• [Records shown]:
------------------------
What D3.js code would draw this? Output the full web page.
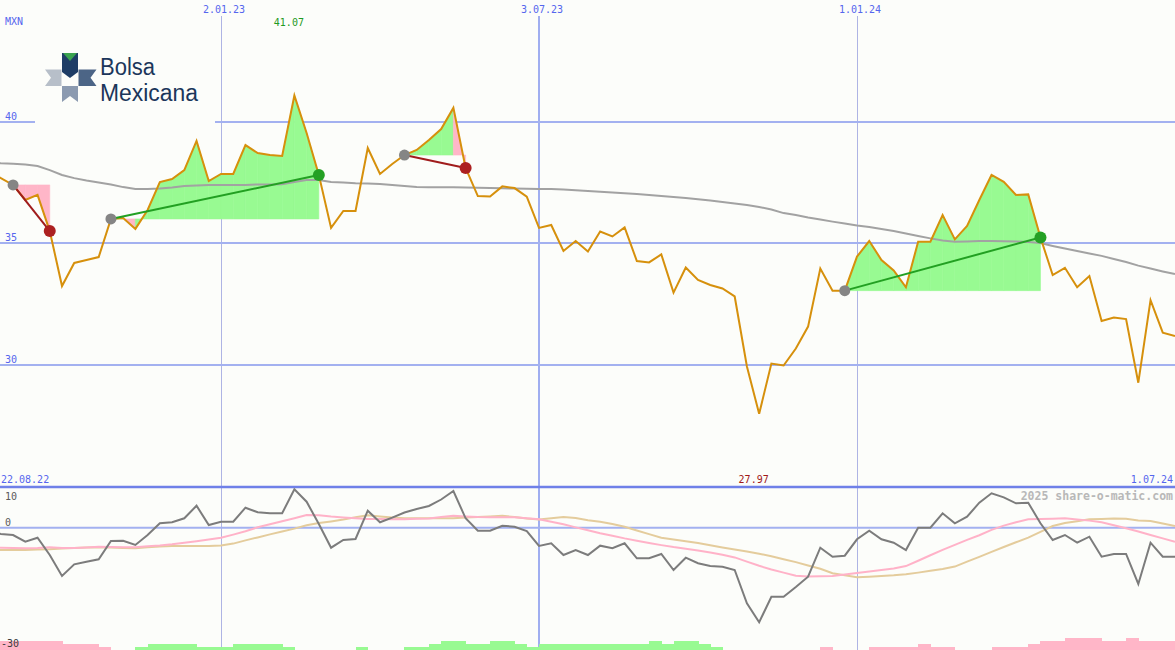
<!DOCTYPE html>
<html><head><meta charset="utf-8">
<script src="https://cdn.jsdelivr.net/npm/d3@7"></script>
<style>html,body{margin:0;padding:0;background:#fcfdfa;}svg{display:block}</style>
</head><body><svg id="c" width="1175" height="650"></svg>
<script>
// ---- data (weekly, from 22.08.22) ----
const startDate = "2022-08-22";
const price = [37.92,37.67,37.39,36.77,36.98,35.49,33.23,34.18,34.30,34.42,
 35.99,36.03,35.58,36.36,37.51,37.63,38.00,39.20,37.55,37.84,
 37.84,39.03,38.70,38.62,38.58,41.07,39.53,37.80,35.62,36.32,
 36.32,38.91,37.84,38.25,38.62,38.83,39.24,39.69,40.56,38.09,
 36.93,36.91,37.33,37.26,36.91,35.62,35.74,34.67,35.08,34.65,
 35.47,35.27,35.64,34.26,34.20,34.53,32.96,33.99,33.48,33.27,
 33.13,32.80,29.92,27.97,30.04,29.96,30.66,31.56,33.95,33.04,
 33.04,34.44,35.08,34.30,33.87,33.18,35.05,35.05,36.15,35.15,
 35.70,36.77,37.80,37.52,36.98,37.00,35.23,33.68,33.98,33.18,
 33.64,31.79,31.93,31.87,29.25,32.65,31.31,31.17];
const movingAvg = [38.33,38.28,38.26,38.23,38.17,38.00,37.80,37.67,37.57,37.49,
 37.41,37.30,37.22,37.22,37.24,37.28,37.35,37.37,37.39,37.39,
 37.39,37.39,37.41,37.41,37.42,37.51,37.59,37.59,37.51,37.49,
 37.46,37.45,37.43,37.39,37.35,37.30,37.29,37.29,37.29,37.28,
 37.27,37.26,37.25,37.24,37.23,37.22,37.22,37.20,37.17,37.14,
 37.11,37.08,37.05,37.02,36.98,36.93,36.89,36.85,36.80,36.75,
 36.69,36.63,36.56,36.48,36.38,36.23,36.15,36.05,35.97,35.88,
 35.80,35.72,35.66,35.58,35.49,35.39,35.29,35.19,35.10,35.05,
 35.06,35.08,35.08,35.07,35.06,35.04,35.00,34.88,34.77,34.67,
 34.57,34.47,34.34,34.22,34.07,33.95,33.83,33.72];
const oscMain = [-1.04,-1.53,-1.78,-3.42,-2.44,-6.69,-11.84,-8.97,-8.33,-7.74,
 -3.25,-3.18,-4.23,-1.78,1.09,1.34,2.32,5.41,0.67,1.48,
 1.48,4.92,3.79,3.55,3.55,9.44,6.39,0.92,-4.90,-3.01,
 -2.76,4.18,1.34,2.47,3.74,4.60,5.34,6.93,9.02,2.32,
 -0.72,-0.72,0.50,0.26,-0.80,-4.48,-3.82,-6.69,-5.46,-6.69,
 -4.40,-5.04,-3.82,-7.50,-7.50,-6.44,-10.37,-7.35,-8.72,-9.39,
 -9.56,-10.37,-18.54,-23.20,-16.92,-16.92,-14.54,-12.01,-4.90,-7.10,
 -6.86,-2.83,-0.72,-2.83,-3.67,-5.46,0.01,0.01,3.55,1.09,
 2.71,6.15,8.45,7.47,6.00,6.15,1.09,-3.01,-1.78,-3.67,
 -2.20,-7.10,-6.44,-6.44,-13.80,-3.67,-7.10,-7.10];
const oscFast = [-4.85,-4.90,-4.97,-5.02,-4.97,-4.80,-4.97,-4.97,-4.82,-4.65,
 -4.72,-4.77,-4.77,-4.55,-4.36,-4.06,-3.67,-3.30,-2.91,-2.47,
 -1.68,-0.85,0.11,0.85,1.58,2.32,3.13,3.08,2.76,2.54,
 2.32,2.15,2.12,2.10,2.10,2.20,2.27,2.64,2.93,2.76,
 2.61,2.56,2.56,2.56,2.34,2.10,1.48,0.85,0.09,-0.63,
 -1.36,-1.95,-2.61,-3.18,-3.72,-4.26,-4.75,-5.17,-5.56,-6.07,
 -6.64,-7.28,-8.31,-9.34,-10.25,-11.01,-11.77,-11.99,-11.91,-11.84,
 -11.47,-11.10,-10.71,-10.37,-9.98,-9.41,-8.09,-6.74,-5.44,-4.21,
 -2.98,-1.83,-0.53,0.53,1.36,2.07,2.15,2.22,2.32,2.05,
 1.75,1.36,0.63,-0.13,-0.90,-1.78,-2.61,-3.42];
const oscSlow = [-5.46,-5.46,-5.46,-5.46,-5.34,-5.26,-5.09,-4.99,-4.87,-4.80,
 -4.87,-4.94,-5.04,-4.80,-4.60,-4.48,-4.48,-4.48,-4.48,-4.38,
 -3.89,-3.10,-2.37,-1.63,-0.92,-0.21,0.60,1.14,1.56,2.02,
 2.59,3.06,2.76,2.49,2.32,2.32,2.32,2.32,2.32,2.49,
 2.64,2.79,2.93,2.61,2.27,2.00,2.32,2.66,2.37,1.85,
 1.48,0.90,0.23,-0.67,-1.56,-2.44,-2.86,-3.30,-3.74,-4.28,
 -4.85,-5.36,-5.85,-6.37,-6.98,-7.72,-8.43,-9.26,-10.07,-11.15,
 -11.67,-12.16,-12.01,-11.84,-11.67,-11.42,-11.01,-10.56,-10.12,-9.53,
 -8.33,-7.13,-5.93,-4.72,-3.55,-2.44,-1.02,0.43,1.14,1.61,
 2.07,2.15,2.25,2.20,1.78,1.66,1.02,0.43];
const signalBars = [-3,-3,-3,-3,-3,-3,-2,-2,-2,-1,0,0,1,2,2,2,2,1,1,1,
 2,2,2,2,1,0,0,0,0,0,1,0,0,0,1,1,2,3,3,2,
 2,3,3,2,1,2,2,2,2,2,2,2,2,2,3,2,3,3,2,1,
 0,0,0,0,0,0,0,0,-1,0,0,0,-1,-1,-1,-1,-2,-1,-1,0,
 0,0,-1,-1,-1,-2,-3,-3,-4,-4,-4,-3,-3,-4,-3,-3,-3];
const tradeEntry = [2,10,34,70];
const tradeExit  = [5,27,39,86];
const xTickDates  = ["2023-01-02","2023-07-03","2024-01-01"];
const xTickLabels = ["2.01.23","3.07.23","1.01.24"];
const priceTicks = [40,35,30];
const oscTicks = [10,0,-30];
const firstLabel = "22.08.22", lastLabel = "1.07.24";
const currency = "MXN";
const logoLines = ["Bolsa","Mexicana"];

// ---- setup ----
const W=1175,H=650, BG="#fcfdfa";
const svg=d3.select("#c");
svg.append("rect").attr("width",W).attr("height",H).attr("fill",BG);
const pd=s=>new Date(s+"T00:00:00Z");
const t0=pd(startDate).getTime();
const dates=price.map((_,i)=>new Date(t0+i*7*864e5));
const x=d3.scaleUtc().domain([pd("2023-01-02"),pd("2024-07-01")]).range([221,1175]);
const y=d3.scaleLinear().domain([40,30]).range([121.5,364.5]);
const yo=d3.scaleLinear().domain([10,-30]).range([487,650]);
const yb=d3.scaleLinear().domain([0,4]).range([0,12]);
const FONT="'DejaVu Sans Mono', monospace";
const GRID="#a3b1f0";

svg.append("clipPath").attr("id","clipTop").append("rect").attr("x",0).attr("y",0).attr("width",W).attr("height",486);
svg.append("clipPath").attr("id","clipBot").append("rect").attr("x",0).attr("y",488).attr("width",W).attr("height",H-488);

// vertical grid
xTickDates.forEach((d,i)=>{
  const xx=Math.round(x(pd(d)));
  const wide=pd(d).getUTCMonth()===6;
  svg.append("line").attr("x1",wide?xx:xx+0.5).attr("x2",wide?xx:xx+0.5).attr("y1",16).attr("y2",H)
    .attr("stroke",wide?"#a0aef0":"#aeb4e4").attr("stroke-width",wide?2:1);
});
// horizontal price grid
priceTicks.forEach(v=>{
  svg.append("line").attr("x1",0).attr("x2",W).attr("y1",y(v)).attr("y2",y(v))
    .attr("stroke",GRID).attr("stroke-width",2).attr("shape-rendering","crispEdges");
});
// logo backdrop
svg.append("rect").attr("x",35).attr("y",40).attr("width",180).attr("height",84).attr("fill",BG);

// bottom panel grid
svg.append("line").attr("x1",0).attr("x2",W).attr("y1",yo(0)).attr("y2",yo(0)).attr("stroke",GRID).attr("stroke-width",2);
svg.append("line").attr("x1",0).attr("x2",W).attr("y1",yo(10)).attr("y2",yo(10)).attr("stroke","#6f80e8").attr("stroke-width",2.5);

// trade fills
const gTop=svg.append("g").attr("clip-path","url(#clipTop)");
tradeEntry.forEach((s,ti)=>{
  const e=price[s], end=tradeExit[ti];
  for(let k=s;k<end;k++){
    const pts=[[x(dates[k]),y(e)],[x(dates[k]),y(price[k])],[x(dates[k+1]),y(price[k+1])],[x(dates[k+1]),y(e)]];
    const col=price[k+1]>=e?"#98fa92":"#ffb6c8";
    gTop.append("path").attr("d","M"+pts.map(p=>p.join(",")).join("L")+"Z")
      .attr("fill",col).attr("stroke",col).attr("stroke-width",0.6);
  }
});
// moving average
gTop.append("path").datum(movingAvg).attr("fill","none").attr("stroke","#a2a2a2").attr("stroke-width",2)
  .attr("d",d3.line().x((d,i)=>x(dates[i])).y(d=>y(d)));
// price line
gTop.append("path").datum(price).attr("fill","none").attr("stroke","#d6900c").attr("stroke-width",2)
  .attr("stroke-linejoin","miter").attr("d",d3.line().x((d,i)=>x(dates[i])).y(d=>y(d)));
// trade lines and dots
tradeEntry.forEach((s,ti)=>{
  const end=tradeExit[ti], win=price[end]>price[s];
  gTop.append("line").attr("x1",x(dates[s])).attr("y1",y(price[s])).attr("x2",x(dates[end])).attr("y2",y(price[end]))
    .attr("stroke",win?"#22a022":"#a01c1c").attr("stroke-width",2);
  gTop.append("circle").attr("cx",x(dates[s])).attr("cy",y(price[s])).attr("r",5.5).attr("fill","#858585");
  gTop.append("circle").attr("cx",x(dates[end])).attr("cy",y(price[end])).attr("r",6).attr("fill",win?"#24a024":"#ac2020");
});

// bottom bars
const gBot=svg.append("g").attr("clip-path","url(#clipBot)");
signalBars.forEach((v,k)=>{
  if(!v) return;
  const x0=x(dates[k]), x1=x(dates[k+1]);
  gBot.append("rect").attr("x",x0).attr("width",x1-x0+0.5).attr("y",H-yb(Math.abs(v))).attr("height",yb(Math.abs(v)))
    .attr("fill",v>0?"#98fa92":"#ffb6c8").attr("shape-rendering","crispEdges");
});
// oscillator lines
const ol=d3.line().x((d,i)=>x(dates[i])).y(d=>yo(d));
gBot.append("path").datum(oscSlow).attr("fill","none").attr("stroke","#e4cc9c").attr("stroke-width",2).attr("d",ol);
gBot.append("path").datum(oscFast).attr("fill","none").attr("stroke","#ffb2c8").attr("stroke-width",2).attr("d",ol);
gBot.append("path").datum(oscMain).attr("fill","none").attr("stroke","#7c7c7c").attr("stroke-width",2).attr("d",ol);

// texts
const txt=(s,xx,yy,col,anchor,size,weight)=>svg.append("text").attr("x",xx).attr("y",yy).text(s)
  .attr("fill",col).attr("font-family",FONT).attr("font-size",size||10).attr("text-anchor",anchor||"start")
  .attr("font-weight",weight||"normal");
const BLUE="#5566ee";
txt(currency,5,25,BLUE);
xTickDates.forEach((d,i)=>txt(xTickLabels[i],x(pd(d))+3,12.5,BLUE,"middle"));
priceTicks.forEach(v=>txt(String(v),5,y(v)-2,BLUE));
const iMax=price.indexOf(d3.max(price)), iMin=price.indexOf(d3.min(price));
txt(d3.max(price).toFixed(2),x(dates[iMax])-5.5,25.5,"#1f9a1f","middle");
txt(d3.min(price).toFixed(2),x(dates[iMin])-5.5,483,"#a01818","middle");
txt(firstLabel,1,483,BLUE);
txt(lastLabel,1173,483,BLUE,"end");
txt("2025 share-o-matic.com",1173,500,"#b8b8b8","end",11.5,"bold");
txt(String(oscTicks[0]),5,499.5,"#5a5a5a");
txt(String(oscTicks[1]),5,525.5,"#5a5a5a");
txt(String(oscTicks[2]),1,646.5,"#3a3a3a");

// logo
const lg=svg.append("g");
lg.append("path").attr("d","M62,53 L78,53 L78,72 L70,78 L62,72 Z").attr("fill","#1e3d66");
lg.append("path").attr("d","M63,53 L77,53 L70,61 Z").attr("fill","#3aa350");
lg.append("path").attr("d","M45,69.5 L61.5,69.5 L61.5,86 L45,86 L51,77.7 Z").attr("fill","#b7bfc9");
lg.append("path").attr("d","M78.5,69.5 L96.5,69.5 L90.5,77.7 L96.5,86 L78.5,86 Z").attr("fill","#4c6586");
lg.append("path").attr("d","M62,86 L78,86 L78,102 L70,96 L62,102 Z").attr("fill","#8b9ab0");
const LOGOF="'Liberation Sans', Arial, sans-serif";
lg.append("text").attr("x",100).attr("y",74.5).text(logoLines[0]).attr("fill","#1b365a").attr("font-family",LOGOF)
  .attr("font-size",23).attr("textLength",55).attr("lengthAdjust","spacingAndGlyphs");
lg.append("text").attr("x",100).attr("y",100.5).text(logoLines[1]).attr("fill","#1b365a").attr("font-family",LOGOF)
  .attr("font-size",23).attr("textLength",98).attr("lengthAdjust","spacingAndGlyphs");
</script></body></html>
------------------------
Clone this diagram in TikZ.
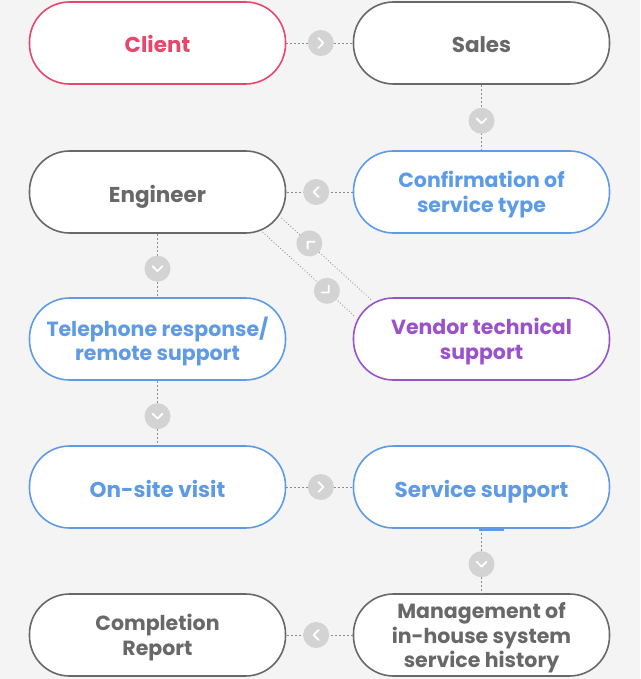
------------------------
• [Requirement]:
How many of the lines above include the string "this"? Reply with the number by itself.

• [Task output]:
2